::: The data :::
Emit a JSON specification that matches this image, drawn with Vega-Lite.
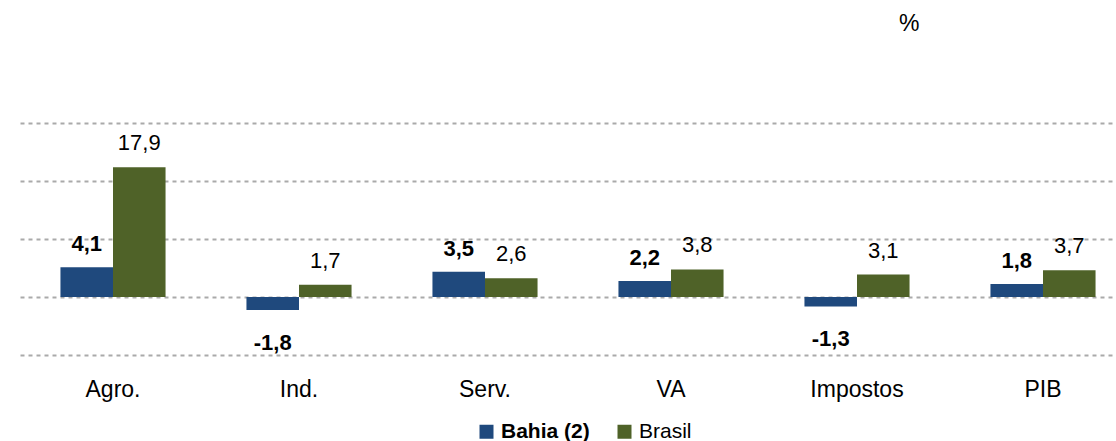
{
  "$schema": "https://vega.github.io/schema/vega-lite/v6.json",
  "autosize": {"type": "none"},
  "width": 1106,
  "height": 232,
  "padding": {"left": 10, "top": 123, "right": 0, "bottom": 86},
  "background": "white",
  "title": {"text": "%", "anchor": "start", "dx": 889, "offset": 87, "fontSize": 23, "fontWeight": "normal", "font": "Liberation Sans", "color": "#000000"},
  "config": {
    "view": {"stroke": null},
    "font": "Liberation Sans",
    "locale": {"number": {"decimal": ",", "thousands": ".", "grouping": [3], "currency": ["R$", ""], "minus": "-"}}
  },
  "data": {
    "values": [
      {"cat": "Agro.", "serie": "Bahia (2)", "value": 4.1},
      {"cat": "Agro.", "serie": "Brasil", "value": 17.9},
      {"cat": "Ind.", "serie": "Bahia (2)", "value": -1.8},
      {"cat": "Ind.", "serie": "Brasil", "value": 1.7},
      {"cat": "Serv.", "serie": "Bahia (2)", "value": 3.5},
      {"cat": "Serv.", "serie": "Brasil", "value": 2.6},
      {"cat": "VA", "serie": "Bahia (2)", "value": 2.2},
      {"cat": "VA", "serie": "Brasil", "value": 3.8},
      {"cat": "Impostos", "serie": "Bahia (2)", "value": -1.3},
      {"cat": "Impostos", "serie": "Brasil", "value": 3.1},
      {"cat": "PIB", "serie": "Bahia (2)", "value": 1.8},
      {"cat": "PIB", "serie": "Brasil", "value": 3.7}
    ]
  },
  "encoding": {
    "x": {
      "field": "cat", "type": "nominal", "sort": null,
      "scale": {"range": [10, 1126], "paddingInner": 0.435, "paddingOuter": 0.2175},
      "axis": {"title": null, "domain": false, "ticks": false, "labelAngle": 0, "labelFontSize": 23, "labelColor": "#000000", "labelPadding": 23, "labelFont": "Liberation Sans"}
    },
    "y": {
      "field": "value", "type": "quantitative",
      "scale": {"domain": [-8, 24], "nice": false, "zero": true},
      "axis": {"title": null, "labels": false, "ticks": false, "domain": false, "values": [-8, 0, 8, 16, 24], "grid": true, "gridColor": "#AAAAAA", "gridWidth": 2, "gridDash": [4, 4]}
    },
    "xOffset": {"field": "serie", "type": "nominal", "scale": {"domain": ["Bahia (2)", "Brasil"]}}
  },
  "layer": [
    {
      "mark": {"type": "bar"},
      "encoding": {
        "color": {
          "field": "serie", "type": "nominal",
          "scale": {"domain": ["Bahia (2)", "Brasil"], "range": ["#1F497D", "#4F6228"]},
          "legend": {
            "title": null, "orient": "none", "direction": "horizontal",
            "legendX": 466, "legendY": 298, "padding": 0,
            "symbolType": "square", "symbolSize": 196, "symbolStrokeWidth": 0,
            "labelFontSize": 21, "labelColor": "#000000", "labelOffset": 4, "columnPadding": 24,
            "labelFont": "Liberation Sans",
            "encode": {"labels": {"update": {"fontWeight": {"signal": "datum.label === 'Bahia (2)' ? 'bold' : 'normal'"}}}}
          }
        }
      }
    },
    {
      "transform": [{"filter": "datum.value >= 0 && datum.serie === 'Bahia (2)'"}],
      "mark": {"type": "text", "baseline": "middle", "dy": -23, "fontSize": 22, "color": "#000000", "fontWeight": "bold"},
      "encoding": {
        "text": {"field": "value", "type": "quantitative", "format": ".1f"}
      }
    },
    {
      "transform": [{"filter": "datum.value >= 0 && datum.serie === 'Brasil'"}],
      "mark": {"type": "text", "baseline": "middle", "dy": -24, "fontSize": 22, "color": "#000000"},
      "encoding": {
        "text": {"field": "value", "type": "quantitative", "format": ".1f"}
      }
    },
    {
      "transform": [{"filter": "datum.value < 0"}],
      "mark": {"type": "text", "baseline": "middle", "dy": 33, "fontSize": 22, "color": "#000000", "fontWeight": "bold"},
      "encoding": {
        "text": {"field": "value", "type": "quantitative", "format": ".1f"}
      }
    }
  ]
}
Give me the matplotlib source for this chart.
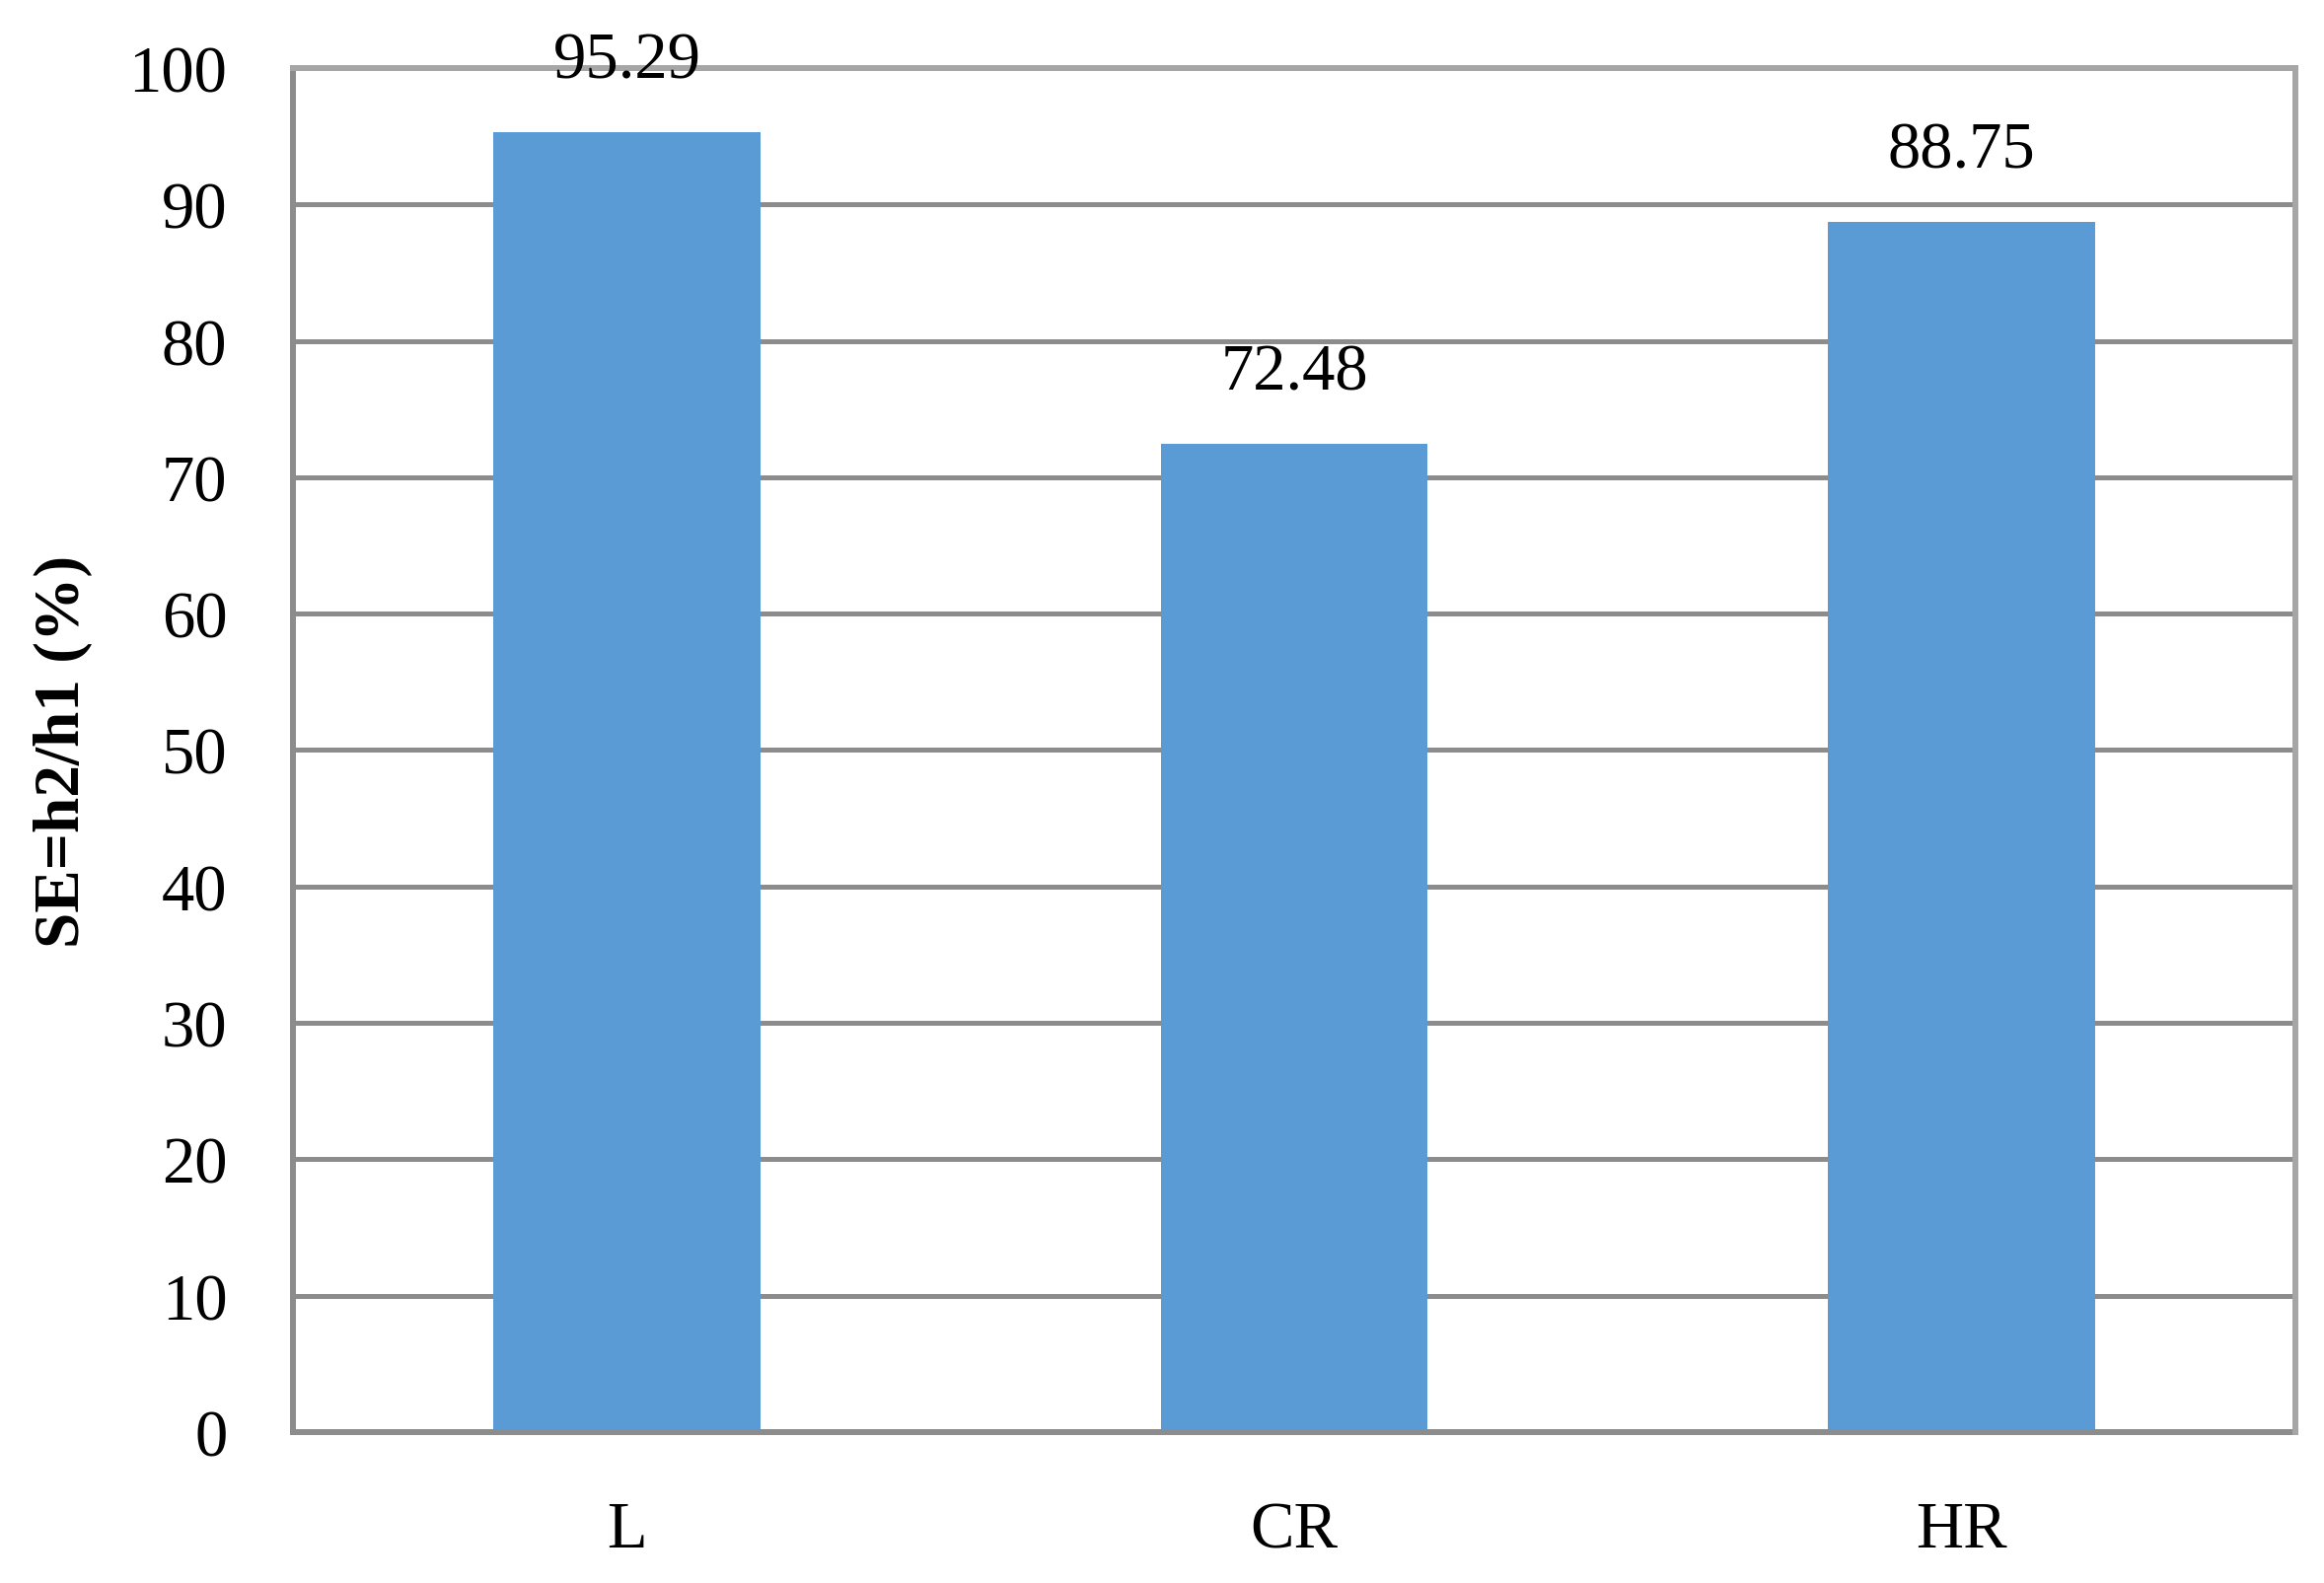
:::
Copy each line above precisely, dropping the pictures.

Exercise answer
Emit a JSON specification that matches this image, drawn with Vega-Lite.
{
  "$schema": "https://vega.github.io/schema/vega-lite/v6.json",
  "autosize": {"type": "none"},
  "width": 1106,
  "height": 232,
  "padding": {"left": 10, "top": 123, "right": 0, "bottom": 86},
  "background": "white",
  "title": {"text": "%", "anchor": "start", "dx": 889, "offset": 87, "fontSize": 23, "fontWeight": "normal", "font": "Liberation Sans", "color": "#000000"},
  "config": {
    "view": {"stroke": null},
    "font": "Liberation Sans",
    "locale": {"number": {"decimal": ",", "thousands": ".", "grouping": [3], "currency": ["R$", ""], "minus": "-"}}
  },
  "data": {
    "values": [
      {"cat": "Agro.", "serie": "Bahia (2)", "value": 4.1},
      {"cat": "Agro.", "serie": "Brasil", "value": 17.9},
      {"cat": "Ind.", "serie": "Bahia (2)", "value": -1.8},
      {"cat": "Ind.", "serie": "Brasil", "value": 1.7},
      {"cat": "Serv.", "serie": "Bahia (2)", "value": 3.5},
      {"cat": "Serv.", "serie": "Brasil", "value": 2.6},
      {"cat": "VA", "serie": "Bahia (2)", "value": 2.2},
      {"cat": "VA", "serie": "Brasil", "value": 3.8},
      {"cat": "Impostos", "serie": "Bahia (2)", "value": -1.3},
      {"cat": "Impostos", "serie": "Brasil", "value": 3.1},
      {"cat": "PIB", "serie": "Bahia (2)", "value": 1.8},
      {"cat": "PIB", "serie": "Brasil", "value": 3.7}
    ]
  },
  "encoding": {
    "x": {
      "field": "cat", "type": "nominal", "sort": null,
      "scale": {"range": [10, 1126], "paddingInner": 0.435, "paddingOuter": 0.2175},
      "axis": {"title": null, "domain": false, "ticks": false, "labelAngle": 0, "labelFontSize": 23, "labelColor": "#000000", "labelPadding": 23, "labelFont": "Liberation Sans"}
    },
    "y": {
      "field": "value", "type": "quantitative",
      "scale": {"domain": [-8, 24], "nice": false, "zero": true},
      "axis": {"title": null, "labels": false, "ticks": false, "domain": false, "values": [-8, 0, 8, 16, 24], "grid": true, "gridColor": "#AAAAAA", "gridWidth": 2, "gridDash": [4, 4]}
    },
    "xOffset": {"field": "serie", "type": "nominal", "scale": {"domain": ["Bahia (2)", "Brasil"]}}
  },
  "layer": [
    {
      "mark": {"type": "bar"},
      "encoding": {
        "color": {
          "field": "serie", "type": "nominal",
          "scale": {"domain": ["Bahia (2)", "Brasil"], "range": ["#1F497D", "#4F6228"]},
          "legend": {
            "title": null, "orient": "none", "direction": "horizontal",
            "legendX": 466, "legendY": 298, "padding": 0,
            "symbolType": "square", "symbolSize": 196, "symbolStrokeWidth": 0,
            "labelFontSize": 21, "labelColor": "#000000", "labelOffset": 4, "columnPadding": 24,
            "labelFont": "Liberation Sans",
            "encode": {"labels": {"update": {"fontWeight": {"signal": "datum.label === 'Bahia (2)' ? 'bold' : 'normal'"}}}}
          }
        }
      }
    },
    {
      "transform": [{"filter": "datum.value >= 0 && datum.serie === 'Bahia (2)'"}],
      "mark": {"type": "text", "baseline": "middle", "dy": -23, "fontSize": 22, "color": "#000000", "fontWeight": "bold"},
      "encoding": {
        "text": {"field": "value", "type": "quantitative", "format": ".1f"}
      }
    },
    {
      "transform": [{"filter": "datum.value >= 0 && datum.serie === 'Brasil'"}],
      "mark": {"type": "text", "baseline": "middle", "dy": -24, "fontSize": 22, "color": "#000000"},
      "encoding": {
        "text": {"field": "value", "type": "quantitative", "format": ".1f"}
      }
    },
    {
      "transform": [{"filter": "datum.value < 0"}],
      "mark": {"type": "text", "baseline": "middle", "dy": 33, "fontSize": 22, "color": "#000000", "fontWeight": "bold"},
      "encoding": {
        "text": {"field": "value", "type": "quantitative", "format": ".1f"}
      }
    }
  ]
}
Give me the matplotlib source for this chart.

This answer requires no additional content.